I am here to reassure you that rumors of the demise of the Virginia prosecution against Paul Manafort have been greatly exaggerated. And that the heated confrontations between Judge Ellis and prosecutors — to the extent they happened in front of the jury — are just a foretaste of what the defense is likely to get when it starts to lay its cards on the table.
So far, all jurors have seen is one side of the case. And when it’s time for Manafort’s legal team to mount what Politico describes as “mission impossible,” it may consist of no more than attempts to paint its client as a victim, a highly sophisticated lobbyist who didn’t know better, or simply someone who was too busy working for Ukrainian interests to mind the minutiae of reporting his offshore taxable income or true liquid assets when he procured outsize bank loans the moment his political fortunes ran dry. A man too wealthy to keep good track of his own money or its whereabouts, if you will. Good luck with that.

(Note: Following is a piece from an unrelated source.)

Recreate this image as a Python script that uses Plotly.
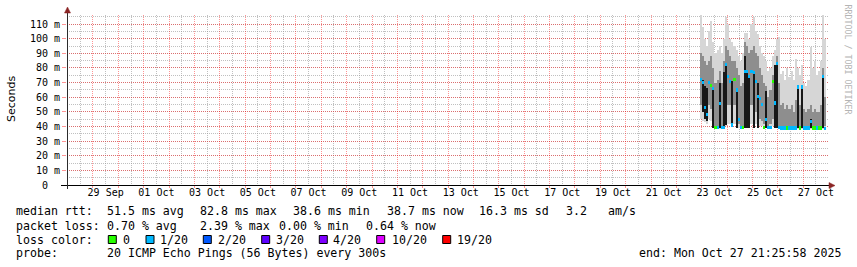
import pandas as pd
import plotly.graph_objects as go

# ---------------- data ----------------
end_text = "end: Mon Oct 27 21:25:58 2025"
x_range = ["2025-09-27 23:26:00", "2025-10-27 23:26:00"]
slot_start = "2025-10-22 22:00:00"      # first consolidated 2h column

label_dates = ["2025-09-29 12:00", "2025-10-01 12:00", "2025-10-03 12:00", "2025-10-05 12:00",
               "2025-10-07 12:00", "2025-10-09 12:00", "2025-10-11 12:00", "2025-10-13 12:00",
               "2025-10-15 12:00", "2025-10-17 12:00", "2025-10-19 12:00", "2025-10-21 12:00",
               "2025-10-23 12:00", "2025-10-25 12:00", "2025-10-27 12:00"]
label_text = ["29 Sep", "01 Oct", "03 Oct", "05 Oct", "07 Oct", "09 Oct", "11 Oct", "13 Oct",
              "15 Oct", "17 Oct", "19 Oct", "21 Oct", "23 Oct", "25 Oct", "27 Oct"]

y_tick_vals = [0, 10, 20, 30, 40, 50, 60, 70, 80, 90, 100, 110]
y_tick_text = ["0\u00a0\u00a0", "10 m", "20 m", "30 m", "40 m", "50 m", "60 m", "70 m",
               "80 m", "90 m", "100 m", "110 m"]

N = None
# smoke (ms) per 2-hour column
out_lo = [45, 44, 43, 42, 45, 44, 39, 38, 38, 38, 38, 38, 40, 42, 42, 40, 42, 39, 39, 38,
          38, 40, 42, 40, 42, 42, 42, 40, 40, 40, 39, 39, 38, 38, 40, 40, 40, 38, 38, 38,
          38, 38, 38, 38, 38, 38, 38, 38, 38, 38, 38, 38, 38, 38, 38, 38, 38, 38, 38, 38]
out_hi = [116, 108, 100, 95, 105, 112, 98, 90, 92, 95, 90, 100, 115, 110, 100, 98, 95, 92, 88, 85,
          90, 104, 104, 100, 110, 115, 105, 103, 95, 90, 88, 85, 78, 80, 88, 92, 100, 101, 76, 78,
          72, 80, 74, 78, 72, 86, 80, 75, 82, 70, 68, 72, 94, 80, 85, 75, 78, 85, 116, 100]
mid_lo = [55, 52, 48, 46, 55, 52, 42, 40, 40, 42, 40, 42, 50, 55, 55, 48, 55, 45, 42, 40,
          40, 50, 55, 52, 55, 55, 50, 48, 45, 44, 42, 42, 40, 42, 45, 48, 50, 40, 40, 40,
          40, 40, 40, 40, 40, 40, 42, 40, 42, 40, 40, 40, 40, 40, 40, 40, 40, 40, 42, 40]
mid_hi = [90, 88, 85, 82, 85, 88, 80, 70, 72, 78, 70, 85, 95, 92, 88, 85, 85, 80, 75, 68,
          70, 98, 95, 90, 92, 95, 90, 88, 80, 75, 70, 68, 60, 65, 75, 82, 88, 70, 55, 56,
          52, 55, 52, 55, 50, 58, 62, 55, 62, 52, 50, 52, 55, 50, 52, 50, 50, 55, 80, 60]
core_lo = [N, 50, 45, 44, N, N, 39, N, N, 39, N, 40, 41, N, N, 41, N, 39, N, N,
           N, 39, 39, 39, N, 39, N, 39, N, N, N, 39, N, N, N, 39, 39, N, N, N,
           N, N, N, N, N, N, 39, N, 39, N, N, N, 39, N, N, N, N, N, 39, N]
core_hi = [N, 72, 68, 66, N, N, 66, N, N, 70, N, 77, 82, N, N, 71, N, 65, N, N,
           N, 88, 78, 74, N, 77, N, 70, N, N, N, 64, N, N, N, 82, 83, N, N, N,
           N, N, N, N, N, N, 66, N, 67, N, N, N, 45, N, N, N, N, N, 74, N]
median = [72, 70, 53, 48, 70, 68, 66, 39.5, 39.5, 55.6, 39.5, 39.5, 82.6, 74, 71, 41, 72, 65, 45, 39.5,
          39.5, 77.6, 77.6, 74, 77.6, 77, 71, 60.5, 59, 55, 39.5, 45, 39.5, 39.5, 71, 56, 83, 39.5, 39, 39,
          39, 39, 39, 39, 39, 39, 67, 39, 67, 39, 39, 39, 43.5, 39, 39, 39, 39, 39, 74, 38.7]
loss = [1, 1, 1, 1, 1, 0, 1, 0, 1, 1, 1, 1, 1, 1, 1, 1, 0, 1, 1, 1,
        0, 1, 1, 1, 1, 1, 1, 1, 1, 1, 0, 1, 1, 1, 0, 1, 1, 1, 1, 1,
        1, 0, 1, 1, 1, 1, 1, 0, 1, 1, 1, 1, 1, 0, 0, 1, 0, 0, 1, 1]

loss_levels = [0, 1, 2, 3, 4, 10, 19]
loss_labels = ["0", "1/20", "2/20", "3/20", "4/20", "10/20", "19/20"]
loss_colors = ["#26ff00", "#00b8ff", "#0059ff", "#5e00ff", "#7e00ff", "#dd00ff", "#ff0000"]

rtt_items = ["51.5 ms avg", "82.8 ms max", "38.6 ms min", "38.7 ms now", "16.3 ms sd", "3.2", "am/s"]
loss_items = ["0.70 % avg", "2.39 % max", "0.00 % min", "0.64 % now"]
probe_text = "20 ICMP Echo Pings (56 Bytes) every 300s"

# ---------------- layout geometry ----------------
W, H = 857, 267
L, R, T, B = 67, 29, 15, 82
PW, PH = W - L - R, H - T - B
Y_MAX = 116.2


def px(xp):
    return (xp - L) / PW


def py(yp):
    return (H - B - yp) / PH


slot_ms = 2 * 3600 * 1000
times = pd.date_range(slot_start, periods=len(median), freq="2h") + pd.Timedelta(hours=1)


def seg(lo, hi):
    b, h = [], []
    for a, c in zip(lo, hi):
        if a is None or c is None:
            b.append(None); h.append(None)
        else:
            b.append(a); h.append(c - a)
    return b, h


fig = go.Figure()
for lo, hi, col in [(out_lo, out_hi, "#d6d6d6"), (mid_lo, mid_hi, "#8e8e8e"), (core_lo, core_hi, "#181818")]:
    b, h = seg(lo, hi)
    fig.add_trace(go.Bar(x=times, y=h, base=b, width=slot_ms, marker_color=col,
                         marker_line_width=0, showlegend=False, hoverinfo="skip"))


def loss_color(v):
    c = loss_colors[0]
    for lv, cc in zip(loss_levels, loss_colors):
        if v >= lv:
            c = cc
    return c


med_half = 1.1
fig.add_trace(go.Bar(x=times, y=[2 * med_half] * len(median), base=[m - med_half for m in median],
                     width=slot_ms, marker_color=[loss_color(v) for v in loss],
                     marker_line_width=0, showlegend=False, hoverinfo="skip"))
# dummy trace for label axis
fig.add_trace(go.Scatter(x=[label_dates[0]], y=[None], xaxis="x2", showlegend=False, hoverinfo="skip"))

PINK = "rgba(255,0,0,0.42)"
GRAY = "rgba(150,150,150,0.6)"
mono = "DejaVu Sans Mono"

fig.update_layout(
    width=W, height=H, margin=dict(l=L, r=R, t=T, b=B, pad=0),
    paper_bgcolor="white", plot_bgcolor="white", barmode="overlay", bargap=0,
    xaxis=dict(type="date", range=x_range, showgrid=True, gridcolor=PINK, griddash="1px,1px",
               gridwidth=1, tick0="2025-09-28", dtick=86400000, showticklabels=False,
               ticks="outside", ticklen=2, tickcolor=PINK, showline=False, zeroline=False,
               minor=dict(tick0="2025-09-28", dtick=43200000, showgrid=True, gridcolor=GRAY,
                          griddash="1px,1px", ticks="")),
    xaxis2=dict(type="date", range=x_range, overlaying="x", anchor="y", side="bottom",
                tickmode="array", tickvals=label_dates, ticktext=label_text, showgrid=False,
                ticks="", showline=False, zeroline=False,
                tickfont=dict(family=mono, size=10, color="black")),
    yaxis=dict(range=[0, Y_MAX], tickmode="array", tickvals=y_tick_vals, ticktext=y_tick_text,
               showgrid=True, gridcolor=PINK, griddash="1px,1px", zeroline=False, showline=False,
               ticks="outside", ticklen=4, tickcolor=PINK,
               tickfont=dict(family=mono, size=10, color="black"),
               minor=dict(tickmode="linear", tick0=0, dtick=5, showgrid=True, gridcolor=GRAY,
                          griddash="1px,1px", ticks="")),
)

shapes = []
AX = "#2b2b2b"
ARW = "#8a2525"
# x axis line + arrow
shapes.append(dict(type="line", xref="paper", yref="paper", x0=px(61), x1=px(830), y0=py(185.5), y1=py(185.5),
                   line=dict(color="black", width=1)))
shapes.append(dict(type="path", xref="paper", yref="paper",
                   path=f"M {px(829)},{py(182.5)} L {px(835)},{py(185.5)} L {px(829)},{py(188.5)} Z",
                   fillcolor=ARW, line=dict(color=ARW, width=0.5)))
# y axis line + arrow
shapes.append(dict(type="line", xref="paper", yref="paper", x0=px(67.5), x1=px(67.5), y0=py(189), y1=py(12),
                   line=dict(color=AX, width=1)))
shapes.append(dict(type="path", xref="paper", yref="paper",
                   path=f"M {px(64.5)},{py(13)} L {px(67.5)},{py(7)} L {px(70.5)},{py(13)} Z",
                   fillcolor=ARW, line=dict(color=ARW, width=0.5)))

ann = []
LF = dict(family=mono, size=11.6, color="black")


def txt(s, x, y, anchor="left", font=LF):
    ann.append(dict(text=s, x=px(x), y=py(y), xref="paper", yref="paper", xanchor=anchor,
                    yanchor="middle", showarrow=False, font=font, borderpad=0, borderwidth=0))


line_y = [211, 225.5, 239.5, 253.5]
txt("median rtt:", 16, line_y[0])
for s, x in zip(rtt_items, [107, 200, 293, 386.7, 479.3, 565.7, 608]):
    txt(s, x, line_y[0])
txt("packet loss:", 16, line_y[1])
for s, x in zip(loss_items, [107.3, 200, 279.3, 365.7]):
    txt(s, x, line_y[1])
txt("loss color:", 16, line_y[2])
box_x = [108.3, 146, 203.3, 261.7, 319.3, 376.7, 442.7]
lab_x = [123.3, 160, 218.3, 276, 333.3, 391.7, 456.7]
for bx, lx, lab, col in zip(box_x, lab_x, loss_labels, loss_colors):
    shapes.append(dict(type="rect", xref="paper", yref="paper", x0=px(bx), x1=px(bx + 8),
                       y0=py(235.5), y1=py(243.5), fillcolor=col, line=dict(color="black", width=1)))
    txt(lab, lx, line_y[2])
txt("probe:", 16, line_y[3])
txt(probe_text, 107.3, line_y[3])
txt(end_text, 841, line_y[3], anchor="right")

# y axis title and watermark
ann.append(dict(text="Seconds", x=px(11), y=py(99), xref="paper", yref="paper", textangle=-90,
                showarrow=False, font=dict(family="DejaVu Sans", size=11, color="black"),
                xanchor="center", yanchor="middle"))
ann.append(dict(text="RRDTOOL / TOBI OETIKER", x=px(847.5), y=py(60), xref="paper", yref="paper",
                textangle=90, showarrow=False, font=dict(family=mono, size=8.3, color="#b4b4b4"),
                xanchor="center", yanchor="middle"))

fig.update_layout(shapes=shapes, annotations=ann)
fig.write_html("out.html")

More important still, for all the flashy testimony to come out of the trial, including from people who had direct knowledge of Manafort’s wheeling and dealing, jurors have already seen reams of documentary evidence — emails, invoices, and business records that paint a picture of the scheme Manafort is accused of orchestrating. In significant ways, the oral testimony simply corroborates or adds to the foundation prosecutors have already laid with the documents entered into evidence.
As for Ellis, whose ornery treatment of prosecutors has gotten him undue attention for all the wrong reasons, it’s best to not read too much into it. Again, because the defense is likely to catch fire from him too, but also because benchslapping is something that trial lawyers have to live with — and it’s not a good barometer of how jurors will ultimately decide a case.
“Judicial intemperance is common and, for better or worse, dealing with it is part of a litigator’s job,” Ken White, a longtime criminal defense attorney and former federal prosecutor, observed in an NBC News column. “Trial lawyers know that judicial grumbling is not a reliable predictor of results. It’s often just sound and fury signifying nothing.”
Ellis, more than just about anyone else in America, knows a wealth of extremely sensitive details about the Russia investigation, and his apparent drive to cut no slack for the prosecution also indicates that he wants their side to have a solid trial record in the event of an appeal. “Riding prosecutors and limiting their evidence doesn’t necessarily signal that Ellis thinks they’re in the wrong — it may signal that he thinks they’re likely to convict Manafort, and he wants to make the result as clean and error-free as possible,” added White.
Either way, it’s not like the Mueller team is letting the judge play them for fools. Early on Thursday, the prosecutors filed a prehearing motion calling on Ellis to correct the record about something he had done a day earlier: letting them have it for allowing an IRS agent who was also a witness watch the weekly proceedings in the courtroom, which he had permitted but seemingly forgotten about. “It appears I may well have been wrong,” Ellis said in an unlikely moment of humility, according to Reuters. “But like any human, and this robe doesn’t make me anything other than human, I sometimes make mistakes.”
Expect jurors to credit that contrition — and the prosecution for holding the judge to his own rules. And don’t believe the hype: This trial thus far is going far worse for Manafort than it is for Mueller.